Written exercise: Print exactly the lines below between the line containing "What matplotlib code" and the line containing "3.55, 3.45, 3.4, 3.42, 3.45, 3.48, 3.5]", counting both of those lines. Leave pictures out.

Raw data:
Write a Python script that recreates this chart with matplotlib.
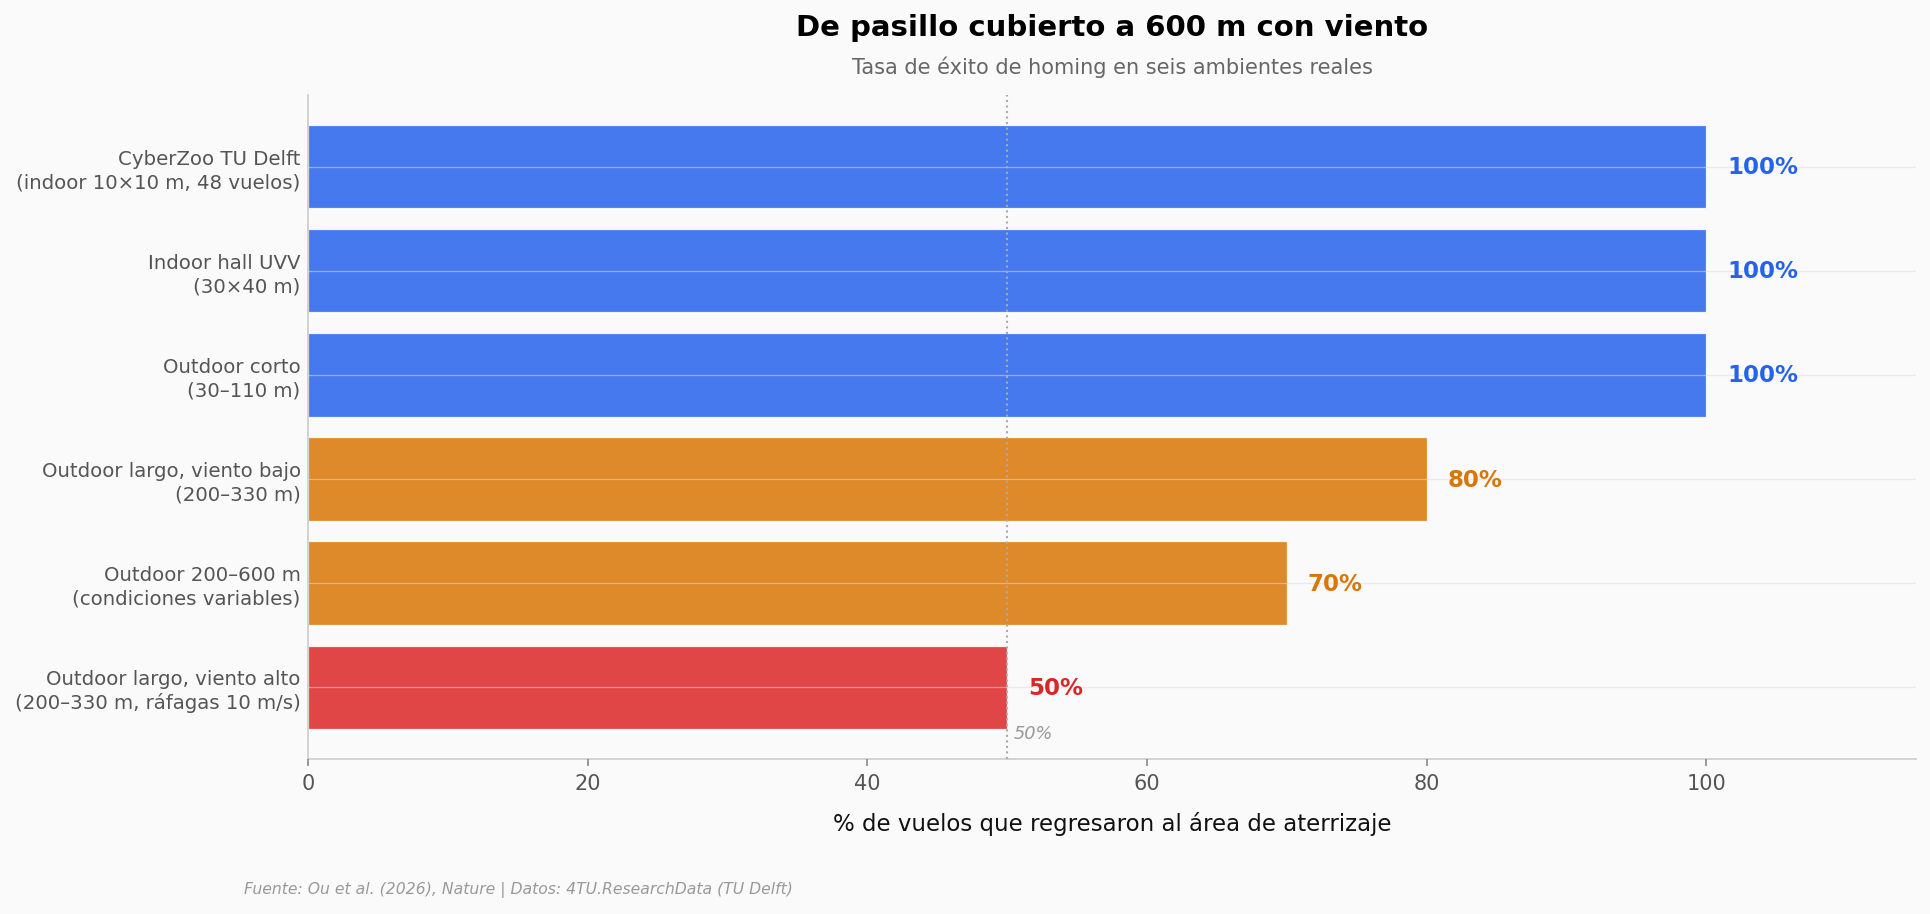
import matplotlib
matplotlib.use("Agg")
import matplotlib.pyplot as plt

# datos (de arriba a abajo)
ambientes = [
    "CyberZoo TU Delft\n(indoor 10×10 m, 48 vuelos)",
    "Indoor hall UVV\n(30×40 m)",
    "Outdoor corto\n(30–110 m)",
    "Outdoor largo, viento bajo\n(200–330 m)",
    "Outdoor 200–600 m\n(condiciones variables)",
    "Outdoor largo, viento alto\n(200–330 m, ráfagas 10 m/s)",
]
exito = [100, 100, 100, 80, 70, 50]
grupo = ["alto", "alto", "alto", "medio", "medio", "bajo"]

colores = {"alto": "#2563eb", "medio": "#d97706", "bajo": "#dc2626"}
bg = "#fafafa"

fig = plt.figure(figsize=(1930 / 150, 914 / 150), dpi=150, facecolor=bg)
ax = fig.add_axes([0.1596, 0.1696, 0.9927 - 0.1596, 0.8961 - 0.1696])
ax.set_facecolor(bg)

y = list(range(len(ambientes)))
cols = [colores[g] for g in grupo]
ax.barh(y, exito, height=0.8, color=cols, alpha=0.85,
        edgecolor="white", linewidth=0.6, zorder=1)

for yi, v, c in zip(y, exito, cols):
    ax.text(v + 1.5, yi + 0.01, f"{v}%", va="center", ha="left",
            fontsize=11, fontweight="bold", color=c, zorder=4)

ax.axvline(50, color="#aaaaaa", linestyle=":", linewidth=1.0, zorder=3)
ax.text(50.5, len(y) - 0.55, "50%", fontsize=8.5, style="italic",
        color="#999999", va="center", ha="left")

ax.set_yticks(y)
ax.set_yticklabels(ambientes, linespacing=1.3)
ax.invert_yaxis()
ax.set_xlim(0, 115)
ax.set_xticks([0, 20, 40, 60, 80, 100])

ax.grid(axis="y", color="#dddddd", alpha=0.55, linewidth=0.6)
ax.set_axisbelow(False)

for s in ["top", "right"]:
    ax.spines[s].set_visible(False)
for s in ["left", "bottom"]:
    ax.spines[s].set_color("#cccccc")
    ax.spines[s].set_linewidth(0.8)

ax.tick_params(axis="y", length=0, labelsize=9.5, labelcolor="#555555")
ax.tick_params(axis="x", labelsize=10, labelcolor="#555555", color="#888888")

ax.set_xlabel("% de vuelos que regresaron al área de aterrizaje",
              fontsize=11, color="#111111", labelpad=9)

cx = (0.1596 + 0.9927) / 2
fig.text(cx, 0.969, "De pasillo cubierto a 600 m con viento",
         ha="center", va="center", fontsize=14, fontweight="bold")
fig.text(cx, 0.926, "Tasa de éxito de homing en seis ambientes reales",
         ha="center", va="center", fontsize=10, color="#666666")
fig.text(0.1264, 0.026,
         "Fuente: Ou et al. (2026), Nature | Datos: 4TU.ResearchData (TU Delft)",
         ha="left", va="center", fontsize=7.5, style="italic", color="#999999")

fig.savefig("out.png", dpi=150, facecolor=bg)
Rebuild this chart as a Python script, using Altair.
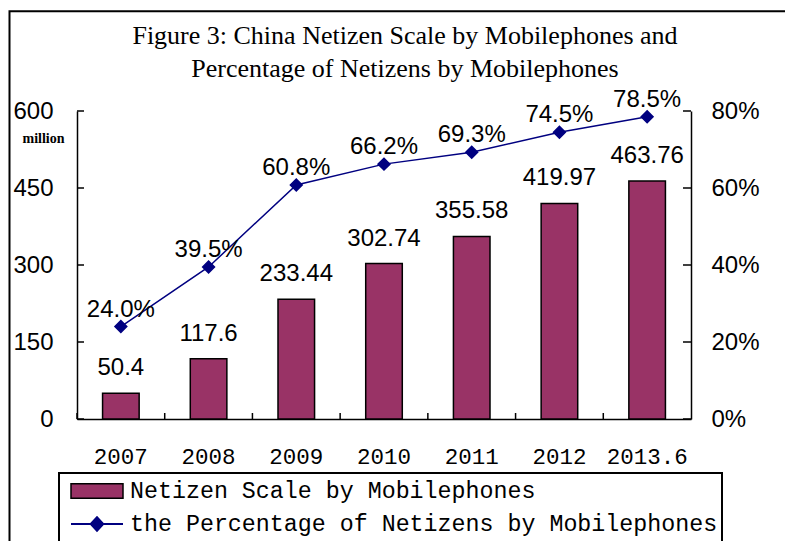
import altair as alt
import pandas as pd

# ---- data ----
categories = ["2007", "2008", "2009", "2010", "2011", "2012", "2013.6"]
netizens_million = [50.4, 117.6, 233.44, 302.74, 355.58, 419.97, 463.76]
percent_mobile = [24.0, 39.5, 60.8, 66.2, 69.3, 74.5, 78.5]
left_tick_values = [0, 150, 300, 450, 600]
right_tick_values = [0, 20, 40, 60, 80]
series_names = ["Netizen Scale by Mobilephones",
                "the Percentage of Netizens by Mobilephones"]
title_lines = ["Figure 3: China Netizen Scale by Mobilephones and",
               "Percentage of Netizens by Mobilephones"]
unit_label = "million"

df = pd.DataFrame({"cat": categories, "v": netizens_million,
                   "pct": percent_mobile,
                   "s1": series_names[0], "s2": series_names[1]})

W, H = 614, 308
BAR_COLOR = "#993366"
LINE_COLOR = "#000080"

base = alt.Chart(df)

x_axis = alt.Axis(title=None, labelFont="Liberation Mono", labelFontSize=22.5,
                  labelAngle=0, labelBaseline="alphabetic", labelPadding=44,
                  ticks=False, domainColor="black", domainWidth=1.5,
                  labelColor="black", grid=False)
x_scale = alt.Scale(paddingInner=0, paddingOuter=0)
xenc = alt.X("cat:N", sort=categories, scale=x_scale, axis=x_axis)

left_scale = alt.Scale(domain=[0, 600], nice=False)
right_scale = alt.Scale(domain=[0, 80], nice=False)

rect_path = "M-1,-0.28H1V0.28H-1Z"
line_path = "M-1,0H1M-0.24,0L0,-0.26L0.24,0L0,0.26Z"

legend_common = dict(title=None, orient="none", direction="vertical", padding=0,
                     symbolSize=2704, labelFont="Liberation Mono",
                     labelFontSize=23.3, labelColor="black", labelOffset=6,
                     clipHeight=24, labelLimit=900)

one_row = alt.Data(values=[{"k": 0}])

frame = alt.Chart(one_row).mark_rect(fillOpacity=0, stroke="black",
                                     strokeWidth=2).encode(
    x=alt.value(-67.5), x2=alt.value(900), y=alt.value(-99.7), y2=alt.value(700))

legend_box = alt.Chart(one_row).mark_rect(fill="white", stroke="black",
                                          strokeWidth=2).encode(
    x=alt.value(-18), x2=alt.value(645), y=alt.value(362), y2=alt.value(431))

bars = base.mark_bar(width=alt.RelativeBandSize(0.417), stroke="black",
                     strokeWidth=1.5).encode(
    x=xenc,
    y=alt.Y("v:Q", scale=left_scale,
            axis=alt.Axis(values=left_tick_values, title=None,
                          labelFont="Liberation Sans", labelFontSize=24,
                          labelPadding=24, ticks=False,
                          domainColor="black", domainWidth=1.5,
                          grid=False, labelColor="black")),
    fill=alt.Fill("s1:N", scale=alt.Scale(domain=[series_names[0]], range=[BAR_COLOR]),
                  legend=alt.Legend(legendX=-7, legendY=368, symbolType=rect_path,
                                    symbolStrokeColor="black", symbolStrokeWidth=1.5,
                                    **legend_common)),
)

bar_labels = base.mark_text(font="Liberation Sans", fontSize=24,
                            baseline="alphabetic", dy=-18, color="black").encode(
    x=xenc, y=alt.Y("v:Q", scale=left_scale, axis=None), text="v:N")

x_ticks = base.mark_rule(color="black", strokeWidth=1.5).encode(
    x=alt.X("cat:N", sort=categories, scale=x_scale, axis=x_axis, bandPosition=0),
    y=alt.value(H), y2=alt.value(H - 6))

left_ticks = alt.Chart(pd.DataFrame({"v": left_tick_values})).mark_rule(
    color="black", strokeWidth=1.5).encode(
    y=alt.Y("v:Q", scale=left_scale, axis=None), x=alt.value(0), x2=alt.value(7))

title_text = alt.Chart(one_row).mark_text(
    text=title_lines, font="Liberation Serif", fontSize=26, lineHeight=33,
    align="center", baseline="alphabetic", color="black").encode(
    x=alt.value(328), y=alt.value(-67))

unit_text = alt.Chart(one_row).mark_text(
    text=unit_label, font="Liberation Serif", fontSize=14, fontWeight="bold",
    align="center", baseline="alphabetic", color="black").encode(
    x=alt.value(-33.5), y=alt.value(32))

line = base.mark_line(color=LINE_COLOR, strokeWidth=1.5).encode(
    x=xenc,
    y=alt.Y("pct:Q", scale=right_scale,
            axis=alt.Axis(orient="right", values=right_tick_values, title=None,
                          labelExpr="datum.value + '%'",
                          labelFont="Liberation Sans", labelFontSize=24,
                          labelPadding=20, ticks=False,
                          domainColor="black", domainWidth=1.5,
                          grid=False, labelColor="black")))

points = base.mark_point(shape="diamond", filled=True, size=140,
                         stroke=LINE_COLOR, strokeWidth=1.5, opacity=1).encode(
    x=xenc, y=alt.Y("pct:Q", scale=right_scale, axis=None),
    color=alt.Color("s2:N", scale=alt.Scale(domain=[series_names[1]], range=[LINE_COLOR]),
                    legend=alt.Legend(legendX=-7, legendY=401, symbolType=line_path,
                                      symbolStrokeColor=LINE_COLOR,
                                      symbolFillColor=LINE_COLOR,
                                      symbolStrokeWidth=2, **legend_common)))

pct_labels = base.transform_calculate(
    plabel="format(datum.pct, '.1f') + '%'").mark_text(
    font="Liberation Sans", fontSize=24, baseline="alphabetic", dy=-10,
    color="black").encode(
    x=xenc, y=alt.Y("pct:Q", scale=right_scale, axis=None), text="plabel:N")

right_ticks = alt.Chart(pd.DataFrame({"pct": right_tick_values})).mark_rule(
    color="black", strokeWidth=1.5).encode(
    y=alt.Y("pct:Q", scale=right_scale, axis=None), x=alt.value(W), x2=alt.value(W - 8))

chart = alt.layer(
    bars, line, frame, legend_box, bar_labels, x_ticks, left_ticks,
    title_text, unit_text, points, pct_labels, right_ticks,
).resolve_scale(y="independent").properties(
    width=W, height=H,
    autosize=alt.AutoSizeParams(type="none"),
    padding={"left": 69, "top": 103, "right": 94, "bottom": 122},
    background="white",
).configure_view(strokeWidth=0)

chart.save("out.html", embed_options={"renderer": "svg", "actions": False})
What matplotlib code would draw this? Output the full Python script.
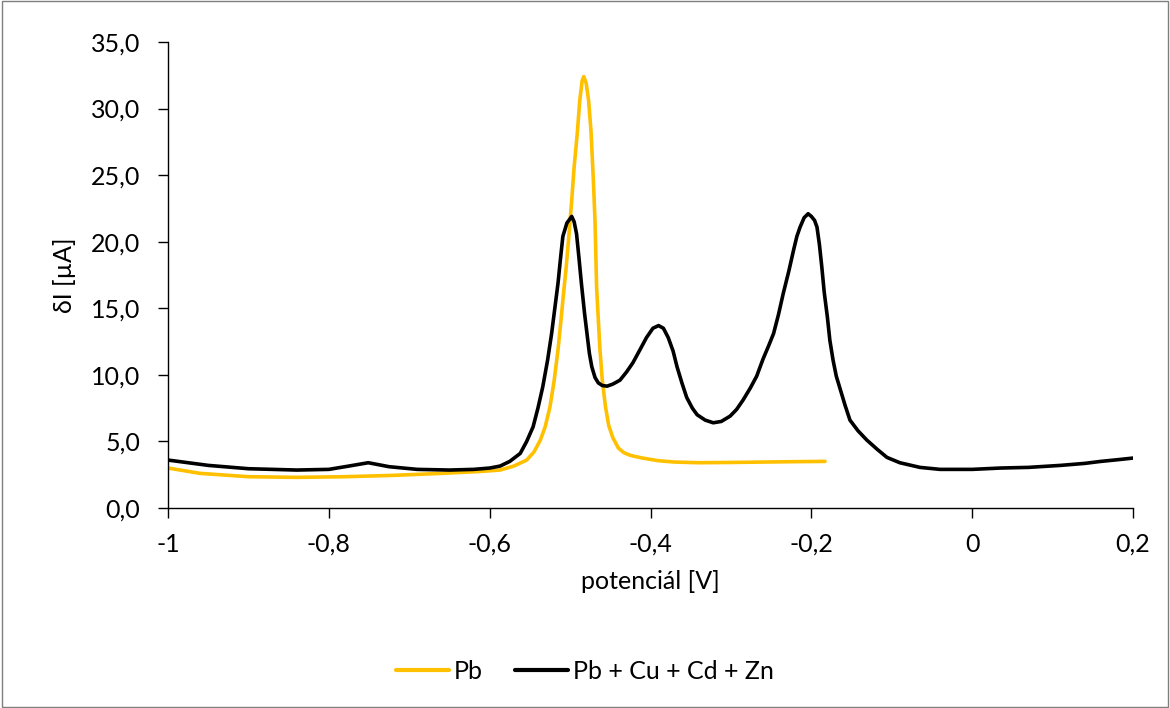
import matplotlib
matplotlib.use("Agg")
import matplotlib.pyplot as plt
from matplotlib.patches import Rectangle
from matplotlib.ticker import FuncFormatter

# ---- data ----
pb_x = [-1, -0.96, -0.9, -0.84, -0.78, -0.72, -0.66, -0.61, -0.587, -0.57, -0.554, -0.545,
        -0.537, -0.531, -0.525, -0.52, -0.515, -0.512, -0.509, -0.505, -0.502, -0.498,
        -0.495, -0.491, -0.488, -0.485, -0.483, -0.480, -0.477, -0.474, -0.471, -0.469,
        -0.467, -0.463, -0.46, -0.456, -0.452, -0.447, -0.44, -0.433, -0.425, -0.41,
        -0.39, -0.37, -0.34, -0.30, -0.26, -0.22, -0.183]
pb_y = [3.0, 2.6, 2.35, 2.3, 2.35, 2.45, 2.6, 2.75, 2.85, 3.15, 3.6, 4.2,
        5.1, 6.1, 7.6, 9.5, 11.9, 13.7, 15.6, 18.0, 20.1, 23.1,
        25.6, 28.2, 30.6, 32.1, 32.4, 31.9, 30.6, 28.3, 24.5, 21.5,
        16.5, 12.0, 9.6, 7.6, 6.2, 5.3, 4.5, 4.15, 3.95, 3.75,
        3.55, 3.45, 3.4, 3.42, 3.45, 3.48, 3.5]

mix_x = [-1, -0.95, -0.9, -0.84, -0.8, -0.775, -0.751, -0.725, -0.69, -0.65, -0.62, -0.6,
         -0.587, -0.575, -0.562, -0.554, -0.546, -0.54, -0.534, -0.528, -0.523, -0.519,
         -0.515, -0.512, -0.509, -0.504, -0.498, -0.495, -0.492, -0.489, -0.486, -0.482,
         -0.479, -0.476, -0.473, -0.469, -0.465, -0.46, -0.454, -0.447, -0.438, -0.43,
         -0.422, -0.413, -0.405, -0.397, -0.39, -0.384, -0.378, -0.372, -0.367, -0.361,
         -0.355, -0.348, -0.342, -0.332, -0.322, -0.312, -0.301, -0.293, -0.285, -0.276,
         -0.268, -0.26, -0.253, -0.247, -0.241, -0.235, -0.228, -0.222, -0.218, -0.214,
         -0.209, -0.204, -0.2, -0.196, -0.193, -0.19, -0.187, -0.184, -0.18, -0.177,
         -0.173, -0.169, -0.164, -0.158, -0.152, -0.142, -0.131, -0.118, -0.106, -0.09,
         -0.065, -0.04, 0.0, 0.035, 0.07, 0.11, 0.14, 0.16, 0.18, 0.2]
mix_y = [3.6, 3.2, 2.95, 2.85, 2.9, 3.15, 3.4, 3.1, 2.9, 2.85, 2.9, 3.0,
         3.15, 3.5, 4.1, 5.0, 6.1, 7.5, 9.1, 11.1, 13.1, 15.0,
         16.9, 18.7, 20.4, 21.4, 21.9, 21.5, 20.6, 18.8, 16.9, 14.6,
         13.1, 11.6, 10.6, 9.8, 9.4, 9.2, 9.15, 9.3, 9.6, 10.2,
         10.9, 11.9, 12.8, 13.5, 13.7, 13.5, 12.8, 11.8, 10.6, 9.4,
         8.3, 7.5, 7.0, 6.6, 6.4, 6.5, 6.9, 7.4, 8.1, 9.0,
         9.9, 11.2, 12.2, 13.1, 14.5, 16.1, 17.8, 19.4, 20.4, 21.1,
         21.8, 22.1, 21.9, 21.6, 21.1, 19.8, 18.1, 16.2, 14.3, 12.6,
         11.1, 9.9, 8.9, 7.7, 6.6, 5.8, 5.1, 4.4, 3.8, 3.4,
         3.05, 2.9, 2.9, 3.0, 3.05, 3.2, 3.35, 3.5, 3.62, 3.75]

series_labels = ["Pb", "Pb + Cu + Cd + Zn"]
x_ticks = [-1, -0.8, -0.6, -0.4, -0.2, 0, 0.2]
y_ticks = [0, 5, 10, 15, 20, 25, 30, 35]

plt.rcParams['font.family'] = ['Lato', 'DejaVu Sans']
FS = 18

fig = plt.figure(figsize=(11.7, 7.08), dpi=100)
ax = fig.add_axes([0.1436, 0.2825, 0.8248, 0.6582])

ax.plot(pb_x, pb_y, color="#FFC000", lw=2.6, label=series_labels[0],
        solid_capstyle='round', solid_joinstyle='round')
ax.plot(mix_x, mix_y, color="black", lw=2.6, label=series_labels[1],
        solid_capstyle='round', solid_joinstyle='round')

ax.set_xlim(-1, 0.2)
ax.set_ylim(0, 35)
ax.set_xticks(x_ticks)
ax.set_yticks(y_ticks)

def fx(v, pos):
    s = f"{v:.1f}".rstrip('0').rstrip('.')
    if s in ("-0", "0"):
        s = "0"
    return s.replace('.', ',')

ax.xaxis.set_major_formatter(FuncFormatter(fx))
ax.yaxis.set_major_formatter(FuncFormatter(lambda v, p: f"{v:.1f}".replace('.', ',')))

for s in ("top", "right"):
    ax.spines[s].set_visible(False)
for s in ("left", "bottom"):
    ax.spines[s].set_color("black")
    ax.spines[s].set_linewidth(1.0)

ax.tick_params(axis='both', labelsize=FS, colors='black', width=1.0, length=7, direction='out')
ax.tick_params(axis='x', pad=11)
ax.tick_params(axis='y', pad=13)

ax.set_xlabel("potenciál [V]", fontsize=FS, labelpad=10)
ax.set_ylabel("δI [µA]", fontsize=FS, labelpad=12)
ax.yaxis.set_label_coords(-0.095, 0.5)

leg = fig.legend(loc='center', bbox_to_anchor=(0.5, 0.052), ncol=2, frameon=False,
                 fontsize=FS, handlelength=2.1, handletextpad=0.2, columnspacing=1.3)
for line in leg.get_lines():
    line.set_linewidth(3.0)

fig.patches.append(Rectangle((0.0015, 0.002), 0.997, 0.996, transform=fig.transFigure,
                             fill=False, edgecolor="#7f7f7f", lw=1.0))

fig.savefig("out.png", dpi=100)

Written answer:
What matplotlib code would draw this? Output the full Python script.
import matplotlib
matplotlib.use("Agg")
import matplotlib.pyplot as plt
from matplotlib.patches import Rectangle
from matplotlib.ticker import FuncFormatter

# ---- data ----
pb_x = [-1, -0.96, -0.9, -0.84, -0.78, -0.72, -0.66, -0.61, -0.587, -0.57, -0.554, -0.545,
        -0.537, -0.531, -0.525, -0.52, -0.515, -0.512, -0.509, -0.505, -0.502, -0.498,
        -0.495, -0.491, -0.488, -0.485, -0.483, -0.480, -0.477, -0.474, -0.471, -0.469,
        -0.467, -0.463, -0.46, -0.456, -0.452, -0.447, -0.44, -0.433, -0.425, -0.41,
        -0.39, -0.37, -0.34, -0.30, -0.26, -0.22, -0.183]
pb_y = [3.0, 2.6, 2.35, 2.3, 2.35, 2.45, 2.6, 2.75, 2.85, 3.15, 3.6, 4.2,
        5.1, 6.1, 7.6, 9.5, 11.9, 13.7, 15.6, 18.0, 20.1, 23.1,
        25.6, 28.2, 30.6, 32.1, 32.4, 31.9, 30.6, 28.3, 24.5, 21.5,
        16.5, 12.0, 9.6, 7.6, 6.2, 5.3, 4.5, 4.15, 3.95, 3.75,
        3.55, 3.45, 3.4, 3.42, 3.45, 3.48, 3.5]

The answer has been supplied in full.